Selanjutnya, Dokter Soetomo mendirikan surat kabar harian Soeara Oemoem agar Boedi Oetomo lebih akrab dengan masyarakat. Soekarno di Bandung mendirikan majalah Fikiran Ra’jat, Hatta juga mendirikan Daulat Rakyat.
Pemimpin lain seperti Sam Ratoelangi, Hadji Agoes Salim, M Natsir, dan Sutan Sjahrir terkenal sebagai penulis-penulis andal. Alimin adalah wartawan, penulis, politisi, dan budayawan. Tan Malaka tulisannya begitu brilian, dikenal di dalam dan di luar negeri, dan dipelajari sampai sekarang. Dengan begitu, mereka mendapat pengakuan publik setelah pikiran-pikiran mereka diuji dalam diskusi-diskusi publik.
Mereka tidak ujug-ujug muncul begitu saja. Sebelum mereka tampil di depan publik, pikiran-pikiran mereka sudah dikenal masyarakat melalui media-media mereka. Karena itu, para pemimpin yang kemudian menjadi pendiri negeri ini,founding fathers, adalah orang-orang berkarakter yang cita-cita dan pikirannya dipuja bagi para pengikut mereka sampai sekarang.
Tulisan-tulisan mereka membakar semangat rakyat serta memberi harapan akan tibanya suatu masa ketika harapan itu menjadi kenyataan.
Berbeda sekali dengan bulletin Oedaja milik Noto Soeroto yang mengangkat Cornellis Frans sebagai pemimpin redaksi. Konsep perjuangan kemerdekaan mereka berbeda dengan konsep perjuangan kemerdekaan Soekarno dan teman-temannya. Soekarno dan teman-temannya ingin menghendaki Merdeka Sekarang, kalau perlu dengan revolusi.

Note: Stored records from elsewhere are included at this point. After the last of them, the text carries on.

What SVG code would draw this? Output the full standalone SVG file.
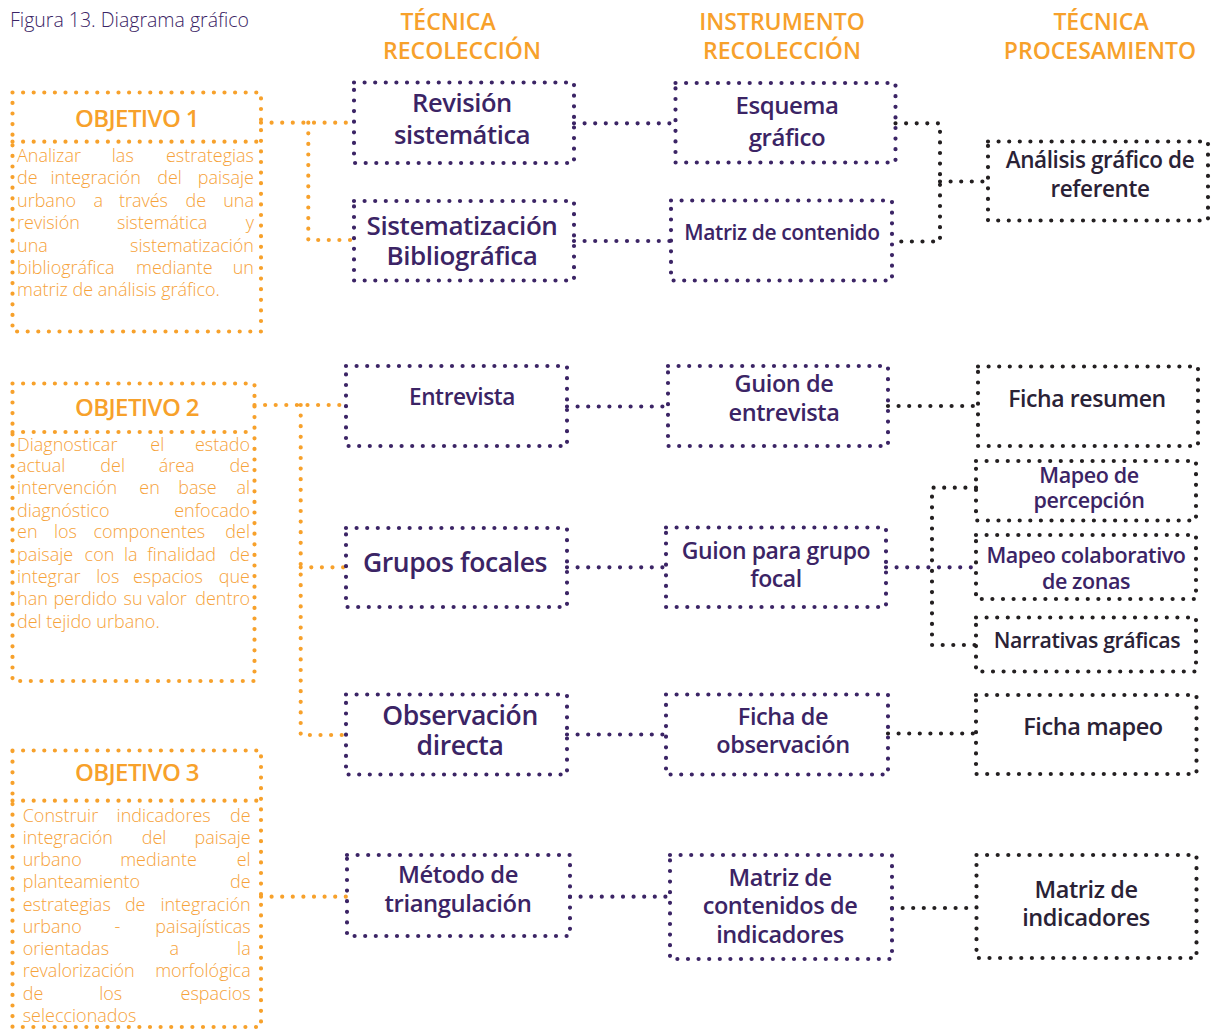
<svg xmlns="http://www.w3.org/2000/svg" width="1213" height="1031" viewBox="0 0 1213 1031">
<style>
.d{fill:none;stroke-width:4.2;stroke-linecap:round;stroke-dasharray:0 10.6}
.o{stroke:#F7A12B}
.p{stroke:#3B2465}
.k{stroke:#231F20}
text{font-family:"Open Sans","Noto Sans","Liberation Sans",sans-serif}
.ti{font-size:19.5px;font-weight:300;fill:#3B2465}
.hd{font-size:23px;font-weight:600;fill:#F7A12B;text-anchor:middle}
.ot{font-size:24px;font-weight:600;fill:#F7A12B;text-anchor:middle;letter-spacing:-0.6px}
.bt{font-size:18px;font-weight:300;fill:#F6A23A}
.e{text-anchor:end}
.lb{font-weight:600;fill:#3B2465;text-anchor:middle;letter-spacing:-0.4px}
.lk{font-weight:600;fill:#2A2236;text-anchor:middle;letter-spacing:-0.4px}
</style>
<rect width="1213" height="1031" fill="#FFFFFF"/>
<text class="ti" x="10" y="27">Figura 13. Diagrama gráfico</text>
<g id="headers">
<text class="hd" x="448" y="30">TÉCNICA</text>
<text class="hd" x="462" y="59">RECOLECCIÓN</text>
<text class="hd" x="782" y="30">INSTRUMENTO</text>
<text class="hd" x="782" y="59">RECOLECCIÓN</text>
<text class="hd" x="1101" y="30">TÉCNICA</text>
<text class="hd" x="1100" y="59">PROCESAMIENTO</text>
</g>
<g id="connectors">
<path class="d o" d="M261,122.7 H354 M308.3,122.7 V240 H354"/>
<path class="d o" d="M254.5,405 H346 M300.7,405 V735 H346 M300.7,567.3 H346"/>
<path class="d o" d="M261,896.7 H347"/>
<path class="d p" d="M574,123.3 H675.5 M574,241 H671 M567,406.5 H668 M567,567.3 H666 M567,734.5 H666 M570,896.7 H670 M886,567.3 H976"/>
<path class="d k" d="M895.5,123.3 H940 V241.5 H892 M940,181.5 H988"/>
<path class="d k" d="M888,406 H978 M976,487.7 H932 V645 H976 M888,733.5 H976 M892,908 H976.5"/>
</g>
<g id="objetivo1">
<rect class="d o" x="12.5" y="92.5" width="248.5" height="239"/>
<path class="d o" d="M12.5,141.7 H261"/>
<text class="ot" x="137" y="127">OBJETIVO 1</text>
<g class="bt">
<text x="17" y="162">Analizar</text><text x="111.8" y="162">las</text><text class="e" x="254" y="162">estrategias</text>
<text x="17" y="184">de</text><text x="50.5" y="184">integración</text><text x="157.2" y="184">del</text><text class="e" x="254" y="184">paisaje</text>
<text x="17" y="207">urbano</text><text x="93.6" y="207">a</text><text x="118.9" y="207">través</text><text x="185.5" y="207">de</text><text class="e" x="254" y="207">una</text>
<text x="17" y="229">revisión</text><text x="116.9" y="229">sistemática</text><text class="e" x="254" y="229">y</text>
<text x="17" y="252">una</text><text class="e" x="254" y="252">sistematización</text>
<text x="17" y="274">bibliográfica</text><text x="136" y="274">mediante</text><text class="e" x="254" y="274">un</text>
<text x="17" y="296">matriz de análisis gráfico.</text>
</g>
</g>
<g id="objetivo2">
<rect class="d o" x="12.5" y="383.5" width="242" height="297.5"/>
<path class="d o" d="M12.5,432 H254.5"/>
<text class="ot" x="137" y="416">OBJETIVO 2</text>
<g class="bt">
<text x="17" y="451">Diagnosticar</text><text x="150.3" y="451">el</text><text class="e" x="250" y="451">estado</text>
<text x="17" y="472">actual</text><text x="100.3" y="472">del</text><text x="158.7" y="472">área</text><text class="e" x="250" y="472">de</text>
<text x="17" y="494">intervención</text><text x="139.3" y="494">en</text><text x="178.2" y="494">base</text><text class="e" x="250" y="494">al</text>
<text x="17" y="517">diagnóstico</text><text class="e" x="250" y="517">enfocado</text>
<text x="17" y="538">en</text><text x="53.9" y="538">los</text><text x="93.5" y="538">componentes</text><text class="e" x="250" y="538">del</text>
<text x="17" y="561">paisaje</text><text x="84.6" y="561">con</text><text x="123.9" y="561">la</text><text x="147.3" y="561">finalidad</text><text class="e" x="250" y="561">de</text>
<text x="17" y="583">integrar</text><text x="96.3" y="583">los</text><text x="132.9" y="583">espacios</text><text class="e" x="250" y="583">que</text>
<text x="17" y="605">han</text><text x="53.4" y="605">perdido</text><text x="123.5" y="605">su</text><text x="147.4" y="605">valor</text><text class="e" x="250" y="605">dentro</text>
<text x="17" y="628">del tejido urbano.</text>
</g>
</g>
<g id="objetivo3">
<rect class="d o" x="12.5" y="750.5" width="248.5" height="276.5"/>
<path class="d o" d="M12.5,800.7 H261"/>
<text class="ot" x="137" y="781">OBJETIVO 3</text>
<g class="bt">
<text x="22.7" y="822">Construir</text><text x="116.6" y="822">indicadores</text><text class="e" x="250.7" y="822">de</text>
<text x="22.7" y="844">integración</text><text x="141.7" y="844">del</text><text class="e" x="250.7" y="844">paisaje</text>
<text x="22.7" y="866">urbano</text><text x="120.2" y="866">mediante</text><text class="e" x="250.7" y="866">el</text>
<text x="22.7" y="888">planteamiento</text><text class="e" x="250.7" y="888">de</text>
<text x="22.7" y="911">estrategias</text><text x="124.9" y="911">de</text><text class="e" x="250.7" y="911">integración</text>
<text x="22.7" y="933">urbano</text><text x="114.6" y="933">-</text><text class="e" x="250.7" y="933">paisajísticas</text>
<text x="22.7" y="955">orientadas</text><text x="169.4" y="955">a</text><text class="e" x="250.7" y="955">la</text>
<text x="22.7" y="977">revalorización</text><text class="e" x="250.7" y="977">morfológica</text>
<text x="22.7" y="1000">de</text><text x="99.2" y="1000">los</text><text class="e" x="250.7" y="1000">espacios</text>
<text x="22.7" y="1022">seleccionados</text>
</g>
</g>
<g id="revision-sistematica">
<rect class="d p" x="354" y="82.5" width="220" height="80.5"/>
<text class="lb" x="462" y="112" font-size="25.5">Revisión</text>
<text class="lb" x="462" y="144" font-size="25.5">sistemática</text>
</g>
<g id="sistematizacion-bibliografica">
<rect class="d p" x="354" y="201" width="220" height="79.5"/>
<text class="lb" x="462" y="235" font-size="26">Sistematización</text>
<text class="lb" x="462" y="265" font-size="26">Bibliográfica</text>
</g>
<g id="esquema-grafico">
<rect class="d p" x="675.5" y="83" width="220" height="79.5"/>
<text class="lb" x="787" y="114" font-size="24">Esquema</text>
<text class="lb" x="787" y="146" font-size="24">gráfico</text>
</g>
<g id="matriz-contenido">
<rect class="d p" x="671" y="200.5" width="221" height="80"/>
<text class="lb" x="782" y="240" font-size="21">Matriz de contenido</text>
</g>
<g id="analisis-grafico">
<rect class="d k" x="988" y="141.5" width="220" height="79"/>
<text class="lk" x="1100" y="168" font-size="22.5">Análisis gráfico de</text>
<text class="lk" x="1100" y="197" font-size="22.5">referente</text>
</g>
<g id="entrevista">
<rect class="d p" x="346" y="366" width="221" height="80"/>
<text class="lb" x="462" y="405" font-size="22.6">Entrevista</text>
</g>
<g id="grupos-focales">
<rect class="d p" x="346" y="528" width="221" height="79"/>
<text class="lb" x="455" y="572" font-size="26.5">Grupos focales</text>
</g>
<g id="observacion-directa">
<rect class="d p" x="346" y="694.5" width="221" height="80"/>
<text class="lb" x="460" y="725" font-size="26.5">Observación</text>
<text class="lb" x="460" y="755" font-size="26.5">directa</text>
</g>
<g id="metodo-triangulacion">
<rect class="d p" x="347" y="855" width="223" height="81"/>
<text class="lb" x="458" y="883" font-size="23.8">Método de</text>
<text class="lb" x="458" y="912" font-size="23.8">triangulación</text>
</g>
<g id="guion-entrevista">
<rect class="d p" x="668" y="366" width="220" height="80"/>
<text class="lb" x="784" y="392" font-size="23.5">Guion de</text>
<text class="lb" x="784" y="421" font-size="23.5">entrevista</text>
</g>
<g id="guion-grupo-focal">
<rect class="d p" x="666" y="527.5" width="220" height="79.5"/>
<text class="lb" x="776" y="559" font-size="23">Guion para grupo</text>
<text class="lb" x="776" y="587" font-size="23">focal</text>
</g>
<g id="ficha-observacion">
<rect class="d p" x="666" y="694.5" width="222" height="80"/>
<text class="lb" x="783" y="725" font-size="23.5">Ficha de</text>
<text class="lb" x="783" y="753" font-size="23.5">observación</text>
</g>
<g id="matriz-contenidos-indicadores">
<rect class="d p" x="670" y="855" width="222" height="104"/>
<text class="lb" x="780" y="886" font-size="23.5">Matriz de</text>
<text class="lb" x="780" y="914" font-size="23.5">contenidos de</text>
<text class="lb" x="780" y="943" font-size="23.5">indicadores</text>
</g>
<g id="ficha-resumen">
<rect class="d k" x="978" y="366.5" width="220" height="79.5"/>
<text class="lk" x="1087" y="407" font-size="23">Ficha resumen</text>
</g>
<g id="mapeo-percepcion">
<rect class="d k" x="976" y="461" width="220" height="59.5"/>
<text class="lb" x="1089" y="483" font-size="21.5">Mapeo de</text>
<text class="lb" x="1089" y="508" font-size="21.5">percepción</text>
</g>
<g id="mapeo-colaborativo">
<rect class="d k" x="976" y="535" width="220" height="64"/>
<text class="lb" x="1086" y="563" font-size="21.5">Mapeo colaborativo</text>
<text class="lb" x="1086" y="589" font-size="21.5">de zonas</text>
</g>
<g id="narrativas-graficas">
<rect class="d k" x="976" y="617.5" width="220" height="54"/>
<text class="lk" x="1087" y="648" font-size="21.3">Narrativas gráficas</text>
</g>
<g id="ficha-mapeo">
<rect class="d k" x="976" y="695" width="220.5" height="79"/>
<text class="lk" x="1093" y="735" font-size="23.5">Ficha mapeo</text>
</g>
<g id="matriz-indicadores">
<rect class="d k" x="976.5" y="855" width="220" height="103"/>
<text class="lk" x="1086" y="898" font-size="23.5">Matriz de</text>
<text class="lk" x="1086" y="926" font-size="23.5">indicadores</text>
</g>
</svg>
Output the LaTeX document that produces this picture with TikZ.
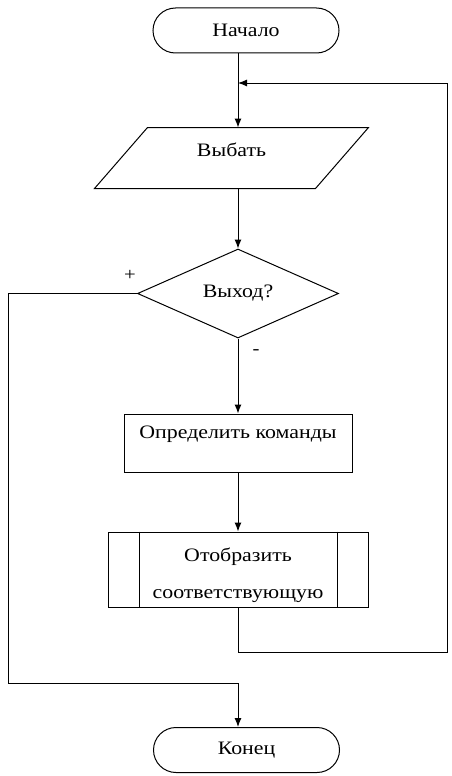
\documentclass[tikz,border=0pt]{standalone}
\usepackage{fontspec}
\setmainfont{Liberation Serif}[FakeStretch=1.15]
\usepackage{tikz}
\usetikzlibrary{shapes.geometric}
\usetikzlibrary{shapes.misc}
\usetikzlibrary{arrows.meta}

\begin{document}
\begin{tikzpicture}[x=1pt,y=-1pt]
      \tikzstyle{edge}  = [line width=1pt,draw=black]
      \tikzstyle{dedge} = [->,>={Latex[length=9pt,width=7pt]},line width=1pt,draw=black]
      \tikzstyle{box}=[
        draw=black,
        line width=1pt,
        inner sep=1pt,
        anchor=center,
        font=\fontsize{19}{37}\selectfont,
      ]
      \tikzstyle{term}=[box, rounded rectangle, minimum width=188pt, minimum height=45pt]
      \tikzstyle{io}=[box, draw=none, rectangle, minimum width=220pt, minimum height=60pt,
        text height=14pt, text depth=17pt]
      \tikzstyle{decision}=[box, diamond, aspect=2.2, inner sep=0pt, minimum width=201pt, minimum height=89pt]
      \tikzstyle{proc}=[box, rectangle, minimum width=228pt, minimum height=58pt]
      \tikzstyle{lbl}=[inner sep=0pt, font=\fontsize{18}{20}\selectfont]

      \useasboundingbox (0,0) rectangle (452,776);

      \node[term] (n1) at (246,30.5) {Начало};
      \node[io] (n2) at (231.5,158) {Выбать};
      \node[decision] (n3) at (238,293.5) {Выход?};
      \node[proc, text height=14pt, text depth=23pt] (n4) at (238,443) {Определить команды};
      \node[proc, minimum width=260pt, minimum height=75pt, align=center] (n5) at (238,569.5)
        {\rule{0pt}{25pt}Отобразить\\соответствующую};
      \node[term] (n6) at (246.5,750) {Конец};

      % slanted sides of the input box
      \draw[edge] ([xshift=26.5pt]n2.north west) -- ([xshift=26.5pt]n2.north east)
        -- ([xshift=-26.5pt]n2.south east) -- ([xshift=-26.5pt]n2.south west) -- cycle;
      % side bars of the subprocess box
      \draw[edge] ([xshift=32pt]n5.north west) -- ([xshift=32pt]n5.south west);
      \draw[edge] ([xshift=-31pt]n5.north east) -- ([xshift=-31pt]n5.south east);

      \node[lbl] (yes) at (130,275) {+};
      \node[lbl] (no) at (256,352) {-};

      \coordinate (j1) at (238,83);
      \coordinate (r1) at (447,652);
      \coordinate (l1) at (8,683);

      \draw[dedge] (n1.south -| n3.north) -- (n2.north -| n3.north);
      \draw[dedge] (n2.south -| n3.north) -- (n3.north);
      \draw[dedge] (n3.south) -- (n4.north);
      \draw[dedge] (n4.south) -- (n5.north);
      \draw[dedge] (n5.south) |- (r1) |- (j1);
      \draw[dedge] (n3.west) -| (l1) -| (n6.north -| n3.south);
    \end{tikzpicture}
\end{document}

Akan halnya Noto Soeroto memilih jalan perjuangan evolusi, menganjurkan merdeka dengan persiapan yang matang oleh pihak Belanda, termasuk pendidikan untuk mempersiapkan sumber daya manusia yang akan menjalankan roda pemerintahan. Bagi mereka, kemerdekaan dengan revolusi akan mewariskan pertentangan demi pertentangan yang tak habis-habisnya. Media ini membuat bangsa ini pasif, bahkan pesimistis, karena hanya bersifat pasrah dan menanti nasib apa yang akan diberikan penjajah. []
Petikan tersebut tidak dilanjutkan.